Three years after receiving her master's degree, she married Firnist James Alexander, and in 1949, the family moved to Jackson.
"... Margaret came to Jackson in 1949 as an extremely well-educated black female intellectual and writer, artist, teacher. It was incredibly dangerous during that period of the early years of the Civil Rights Movement to be any of those things ... and she was all of them at once," Robert Luckett, director of the Margaret Walker Center at Jackson State University, says.
The year she moved to the city, she began teaching at JSU, then Jackson College. In 1968, she founded the Institute for the Study of History, Life and Culture of Black People, now known as the Margaret Walker Center.
"Jubilee" was first published in 1966 while Walker was living in Jackson on the same street Medgar Evers had lived on, so Luckett says the book itself was an act of bravery.
"It (was) the first novel to be written and published from the perspective of a black female slave going from slavery to freedom, and it's the true story of Margaret's grandmother and great grandmother and great-great grandmother. ... The opening scene of 'Jubilee' is Margaret's real great-great grandmother dying in childbirth after having been repeatedly raped and given birth to multiple children by her master.
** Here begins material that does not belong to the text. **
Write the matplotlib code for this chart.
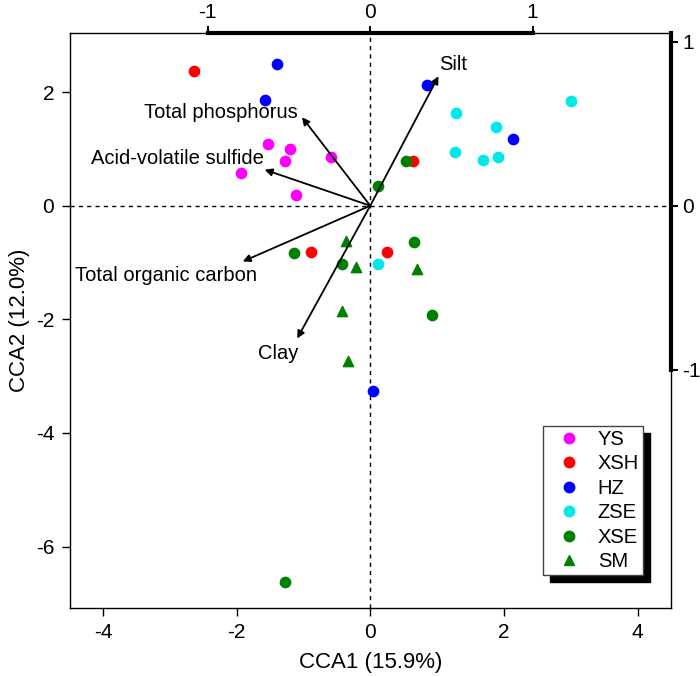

She publishes that in 1966 while living here on the street that Medgar was assassinated on. It's an incredibly brave, powerful thing to do and was the first of its kind," Luckett says.
On Sept. 6 of this year, Publisher Houghton Mifflin Harcourt released a 50th anniversary edition of the book, which includes a foreword from poet, writer, activist and educator Nikki Giovanni. The book was also released for the first time on ebook and audiobook.
In honor of the book's 50th anniversary, the Margaret Walker Center is hosting a symposium and reception on Friday, Sept. 16. It begins at 2 p.m. in the JSU Student Center Theater and will feature literary scholar Trudier Harris, Walker's first biographer, Carolyn Brown, Alferdteen Harrison, the previous director of the Margaret Walker Center, black female writer Althea Tait and RaShell Smith-Spears, a Margaret Walker scholar.
The reception is from 4 to 6 p.m. at the Margaret Walker Center in Ayer Hall. University of Mississippi English and creative writing professor Kiese Laymon will give an address.